**REQUIRED WORK**
Lines holding the string "chart" are the ones to copy from this listing.

>> Begin DATA SHOWN

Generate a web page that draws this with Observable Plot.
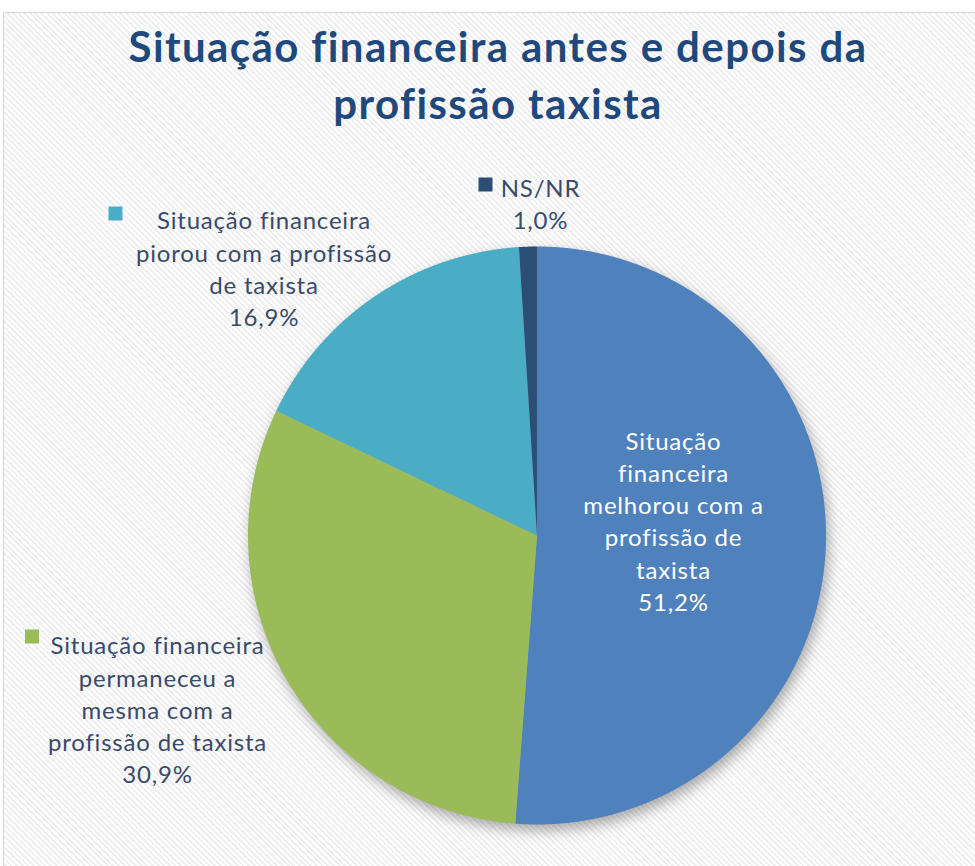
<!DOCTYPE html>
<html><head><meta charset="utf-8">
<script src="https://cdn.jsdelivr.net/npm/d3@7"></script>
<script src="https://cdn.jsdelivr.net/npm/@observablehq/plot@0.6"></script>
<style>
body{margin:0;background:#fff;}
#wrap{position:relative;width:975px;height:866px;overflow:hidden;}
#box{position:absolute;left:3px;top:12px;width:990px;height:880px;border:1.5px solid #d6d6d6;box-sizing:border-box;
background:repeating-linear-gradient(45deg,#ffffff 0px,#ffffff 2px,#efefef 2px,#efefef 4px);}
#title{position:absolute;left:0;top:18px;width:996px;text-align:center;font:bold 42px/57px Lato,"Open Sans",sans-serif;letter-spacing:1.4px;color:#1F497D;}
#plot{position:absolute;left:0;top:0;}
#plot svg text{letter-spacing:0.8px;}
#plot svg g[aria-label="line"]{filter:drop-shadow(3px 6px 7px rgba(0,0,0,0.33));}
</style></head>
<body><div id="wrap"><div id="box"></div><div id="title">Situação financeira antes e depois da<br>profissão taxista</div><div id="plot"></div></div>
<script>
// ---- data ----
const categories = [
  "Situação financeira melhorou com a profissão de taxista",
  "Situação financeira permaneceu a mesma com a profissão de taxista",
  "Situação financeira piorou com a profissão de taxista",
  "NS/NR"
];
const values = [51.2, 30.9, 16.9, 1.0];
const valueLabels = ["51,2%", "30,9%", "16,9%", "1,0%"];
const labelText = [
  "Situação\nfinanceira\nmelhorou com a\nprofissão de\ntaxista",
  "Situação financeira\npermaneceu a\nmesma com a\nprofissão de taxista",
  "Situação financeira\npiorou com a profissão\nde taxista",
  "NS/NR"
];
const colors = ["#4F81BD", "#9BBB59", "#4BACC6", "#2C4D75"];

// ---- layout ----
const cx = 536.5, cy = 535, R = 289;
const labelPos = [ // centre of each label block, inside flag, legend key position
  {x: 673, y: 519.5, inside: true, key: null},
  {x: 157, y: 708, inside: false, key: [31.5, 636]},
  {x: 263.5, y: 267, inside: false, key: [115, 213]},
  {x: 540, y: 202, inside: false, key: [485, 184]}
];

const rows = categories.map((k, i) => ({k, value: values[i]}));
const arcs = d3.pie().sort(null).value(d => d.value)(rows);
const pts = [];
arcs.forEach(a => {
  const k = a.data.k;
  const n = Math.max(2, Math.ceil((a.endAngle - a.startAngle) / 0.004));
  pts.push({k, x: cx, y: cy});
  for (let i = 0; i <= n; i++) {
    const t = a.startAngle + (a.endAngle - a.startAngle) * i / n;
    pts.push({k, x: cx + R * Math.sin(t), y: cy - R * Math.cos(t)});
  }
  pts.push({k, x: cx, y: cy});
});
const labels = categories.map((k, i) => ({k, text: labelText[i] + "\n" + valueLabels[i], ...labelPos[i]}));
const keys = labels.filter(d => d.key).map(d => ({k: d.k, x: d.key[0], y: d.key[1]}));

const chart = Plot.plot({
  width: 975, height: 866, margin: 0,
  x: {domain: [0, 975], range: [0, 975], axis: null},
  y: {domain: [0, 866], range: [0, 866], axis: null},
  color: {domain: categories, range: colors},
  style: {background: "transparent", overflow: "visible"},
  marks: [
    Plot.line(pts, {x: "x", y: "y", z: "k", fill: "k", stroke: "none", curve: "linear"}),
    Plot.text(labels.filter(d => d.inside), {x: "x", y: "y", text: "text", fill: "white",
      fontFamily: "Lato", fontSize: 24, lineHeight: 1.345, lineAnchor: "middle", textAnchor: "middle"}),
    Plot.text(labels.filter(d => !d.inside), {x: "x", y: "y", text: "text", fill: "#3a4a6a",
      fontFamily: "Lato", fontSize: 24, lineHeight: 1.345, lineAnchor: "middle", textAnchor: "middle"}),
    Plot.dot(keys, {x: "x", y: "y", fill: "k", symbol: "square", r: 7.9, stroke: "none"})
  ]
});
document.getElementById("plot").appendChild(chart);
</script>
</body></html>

>> End DATA SHOWN
>> Begin DATA SHOWN

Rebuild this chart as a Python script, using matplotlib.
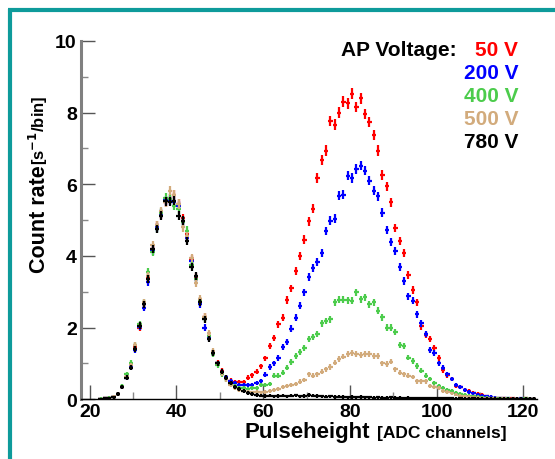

>> End DATA SHOWN
>> Begin DATA SHOWN

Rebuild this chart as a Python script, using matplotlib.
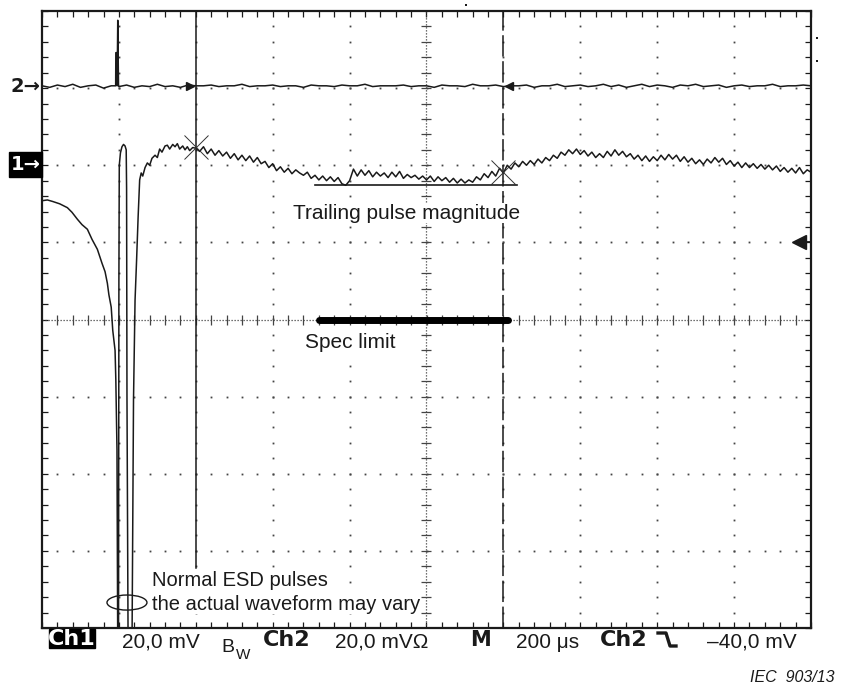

>> End DATA SHOWN

**COMPLETE RESPONSE**
const chart = Plot.plot({
document.getElementById("plot").appendChild(chart);
Rebuild this chart as a Python script, using matplotlib.
Rebuild this chart as a Python script, using matplotlib.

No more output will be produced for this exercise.